_What is asked_
From the entries below, report how many lines contain the string "this". Give only that number.

_Information provided_
════════

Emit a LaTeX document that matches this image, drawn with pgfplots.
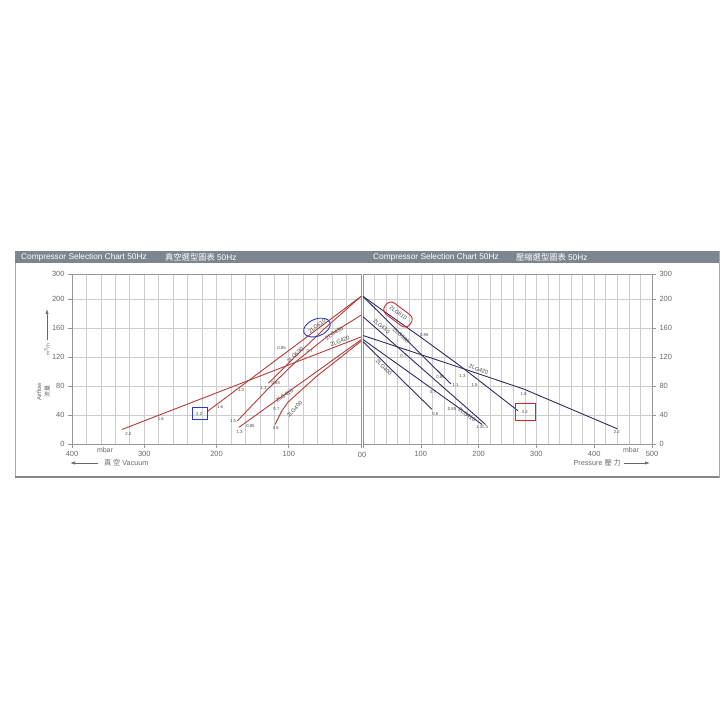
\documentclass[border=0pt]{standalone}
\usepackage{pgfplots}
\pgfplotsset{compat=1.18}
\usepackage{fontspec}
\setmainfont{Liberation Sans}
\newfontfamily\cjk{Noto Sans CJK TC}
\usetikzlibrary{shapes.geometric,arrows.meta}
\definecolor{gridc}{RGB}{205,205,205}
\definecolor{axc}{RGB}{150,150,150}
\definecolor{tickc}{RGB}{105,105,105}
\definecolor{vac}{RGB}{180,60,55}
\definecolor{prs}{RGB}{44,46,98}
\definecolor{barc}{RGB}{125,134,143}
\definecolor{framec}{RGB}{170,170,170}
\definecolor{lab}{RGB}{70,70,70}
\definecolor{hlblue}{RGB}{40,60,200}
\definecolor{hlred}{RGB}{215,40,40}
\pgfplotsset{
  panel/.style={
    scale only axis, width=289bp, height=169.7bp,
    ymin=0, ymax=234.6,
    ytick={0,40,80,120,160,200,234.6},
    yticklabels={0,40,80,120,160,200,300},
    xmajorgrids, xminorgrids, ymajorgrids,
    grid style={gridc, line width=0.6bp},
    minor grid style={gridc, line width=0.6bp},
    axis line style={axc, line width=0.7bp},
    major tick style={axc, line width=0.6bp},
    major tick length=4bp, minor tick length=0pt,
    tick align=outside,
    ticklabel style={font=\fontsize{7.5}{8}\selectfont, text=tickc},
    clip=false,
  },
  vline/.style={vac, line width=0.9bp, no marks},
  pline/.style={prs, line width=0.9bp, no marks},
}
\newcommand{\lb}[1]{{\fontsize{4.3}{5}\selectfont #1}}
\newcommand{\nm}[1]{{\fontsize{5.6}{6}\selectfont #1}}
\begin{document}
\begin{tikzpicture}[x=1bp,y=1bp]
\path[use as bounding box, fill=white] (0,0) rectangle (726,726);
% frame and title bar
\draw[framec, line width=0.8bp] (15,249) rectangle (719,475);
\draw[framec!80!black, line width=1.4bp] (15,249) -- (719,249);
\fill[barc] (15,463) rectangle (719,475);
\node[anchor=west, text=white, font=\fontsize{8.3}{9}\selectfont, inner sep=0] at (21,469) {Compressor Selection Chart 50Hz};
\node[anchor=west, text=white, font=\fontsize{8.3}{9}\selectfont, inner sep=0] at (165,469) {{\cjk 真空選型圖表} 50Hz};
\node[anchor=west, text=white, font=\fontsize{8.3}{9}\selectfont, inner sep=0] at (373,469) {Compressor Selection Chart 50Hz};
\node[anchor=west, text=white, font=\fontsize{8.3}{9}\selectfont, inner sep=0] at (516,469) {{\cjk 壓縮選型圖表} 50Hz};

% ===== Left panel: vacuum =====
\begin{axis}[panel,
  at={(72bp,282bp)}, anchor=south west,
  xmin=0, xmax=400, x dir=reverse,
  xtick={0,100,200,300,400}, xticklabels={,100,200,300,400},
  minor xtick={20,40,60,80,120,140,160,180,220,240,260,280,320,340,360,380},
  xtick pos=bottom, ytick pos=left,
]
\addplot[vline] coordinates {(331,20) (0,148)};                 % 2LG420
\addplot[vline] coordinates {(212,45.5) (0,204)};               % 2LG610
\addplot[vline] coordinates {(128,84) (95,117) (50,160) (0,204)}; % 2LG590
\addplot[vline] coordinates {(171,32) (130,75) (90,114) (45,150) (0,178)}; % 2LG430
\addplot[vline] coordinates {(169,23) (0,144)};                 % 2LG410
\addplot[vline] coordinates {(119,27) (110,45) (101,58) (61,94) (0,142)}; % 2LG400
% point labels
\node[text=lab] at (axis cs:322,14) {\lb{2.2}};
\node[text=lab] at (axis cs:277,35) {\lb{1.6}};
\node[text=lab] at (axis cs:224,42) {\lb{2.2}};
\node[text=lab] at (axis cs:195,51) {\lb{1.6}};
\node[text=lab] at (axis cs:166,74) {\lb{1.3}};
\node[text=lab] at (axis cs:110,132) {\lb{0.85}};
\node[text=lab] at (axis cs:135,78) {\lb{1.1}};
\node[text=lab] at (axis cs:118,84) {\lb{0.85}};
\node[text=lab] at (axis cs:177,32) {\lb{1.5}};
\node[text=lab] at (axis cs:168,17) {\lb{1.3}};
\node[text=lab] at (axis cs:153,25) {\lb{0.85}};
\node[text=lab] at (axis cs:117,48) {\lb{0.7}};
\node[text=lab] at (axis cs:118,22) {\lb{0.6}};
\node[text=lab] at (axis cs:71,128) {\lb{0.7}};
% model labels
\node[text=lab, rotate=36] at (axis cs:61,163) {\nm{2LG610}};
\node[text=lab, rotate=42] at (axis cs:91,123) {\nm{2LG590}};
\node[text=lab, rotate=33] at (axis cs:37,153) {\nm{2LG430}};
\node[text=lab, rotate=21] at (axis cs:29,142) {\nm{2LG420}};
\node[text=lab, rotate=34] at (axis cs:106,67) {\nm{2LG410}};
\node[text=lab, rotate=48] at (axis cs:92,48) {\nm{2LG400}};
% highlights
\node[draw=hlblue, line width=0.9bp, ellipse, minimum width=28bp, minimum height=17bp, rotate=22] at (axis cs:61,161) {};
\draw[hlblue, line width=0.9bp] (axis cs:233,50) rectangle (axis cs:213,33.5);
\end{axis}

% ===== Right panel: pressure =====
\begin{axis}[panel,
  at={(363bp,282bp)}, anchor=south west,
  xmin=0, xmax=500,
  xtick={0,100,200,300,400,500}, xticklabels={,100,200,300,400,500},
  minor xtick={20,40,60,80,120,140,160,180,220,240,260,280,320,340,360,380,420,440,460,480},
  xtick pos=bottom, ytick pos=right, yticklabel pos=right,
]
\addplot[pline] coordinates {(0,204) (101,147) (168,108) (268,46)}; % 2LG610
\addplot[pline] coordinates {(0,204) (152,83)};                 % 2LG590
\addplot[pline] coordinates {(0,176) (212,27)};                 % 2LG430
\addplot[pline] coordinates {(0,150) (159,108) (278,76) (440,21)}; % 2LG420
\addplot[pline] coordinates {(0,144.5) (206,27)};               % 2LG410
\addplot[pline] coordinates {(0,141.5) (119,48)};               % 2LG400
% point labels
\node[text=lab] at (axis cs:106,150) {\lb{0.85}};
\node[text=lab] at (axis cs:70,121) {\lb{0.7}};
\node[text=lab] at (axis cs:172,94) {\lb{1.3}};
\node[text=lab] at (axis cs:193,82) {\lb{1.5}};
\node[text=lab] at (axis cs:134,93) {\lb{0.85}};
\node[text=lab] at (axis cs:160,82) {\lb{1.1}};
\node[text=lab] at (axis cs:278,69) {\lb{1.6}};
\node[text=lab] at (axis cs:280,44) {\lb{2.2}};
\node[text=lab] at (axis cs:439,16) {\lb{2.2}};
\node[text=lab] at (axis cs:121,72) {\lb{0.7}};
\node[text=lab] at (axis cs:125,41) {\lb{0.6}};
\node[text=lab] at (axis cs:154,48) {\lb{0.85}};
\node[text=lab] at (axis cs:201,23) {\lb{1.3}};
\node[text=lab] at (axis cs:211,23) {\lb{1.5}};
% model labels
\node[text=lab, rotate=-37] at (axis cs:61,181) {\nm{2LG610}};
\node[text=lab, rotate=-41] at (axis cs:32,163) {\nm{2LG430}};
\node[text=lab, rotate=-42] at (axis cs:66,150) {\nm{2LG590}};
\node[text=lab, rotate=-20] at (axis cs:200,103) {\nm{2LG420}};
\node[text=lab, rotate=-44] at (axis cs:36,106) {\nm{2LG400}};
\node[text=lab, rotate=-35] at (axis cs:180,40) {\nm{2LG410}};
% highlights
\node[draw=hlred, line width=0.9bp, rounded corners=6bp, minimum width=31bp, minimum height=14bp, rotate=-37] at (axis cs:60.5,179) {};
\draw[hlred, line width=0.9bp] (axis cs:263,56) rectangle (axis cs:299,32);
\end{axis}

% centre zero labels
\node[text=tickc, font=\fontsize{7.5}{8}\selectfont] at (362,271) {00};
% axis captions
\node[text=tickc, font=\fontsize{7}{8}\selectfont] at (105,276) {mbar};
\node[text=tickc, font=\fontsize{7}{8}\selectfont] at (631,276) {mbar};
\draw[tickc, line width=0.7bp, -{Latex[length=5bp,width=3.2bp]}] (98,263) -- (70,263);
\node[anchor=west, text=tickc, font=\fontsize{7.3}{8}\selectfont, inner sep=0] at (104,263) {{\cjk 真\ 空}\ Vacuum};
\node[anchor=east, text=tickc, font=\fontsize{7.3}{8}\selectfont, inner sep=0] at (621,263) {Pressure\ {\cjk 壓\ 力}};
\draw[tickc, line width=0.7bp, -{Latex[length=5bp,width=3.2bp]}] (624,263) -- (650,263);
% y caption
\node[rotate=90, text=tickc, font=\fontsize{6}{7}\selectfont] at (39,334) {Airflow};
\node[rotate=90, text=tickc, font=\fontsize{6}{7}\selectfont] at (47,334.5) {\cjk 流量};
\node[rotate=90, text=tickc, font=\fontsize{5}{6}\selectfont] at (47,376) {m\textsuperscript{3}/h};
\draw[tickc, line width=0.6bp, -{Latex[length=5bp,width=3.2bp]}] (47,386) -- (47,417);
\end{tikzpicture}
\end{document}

════════

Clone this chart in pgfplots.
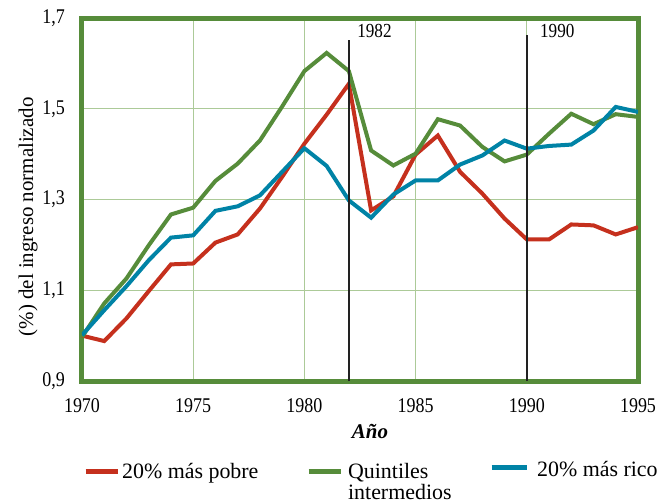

════════

_In response_
2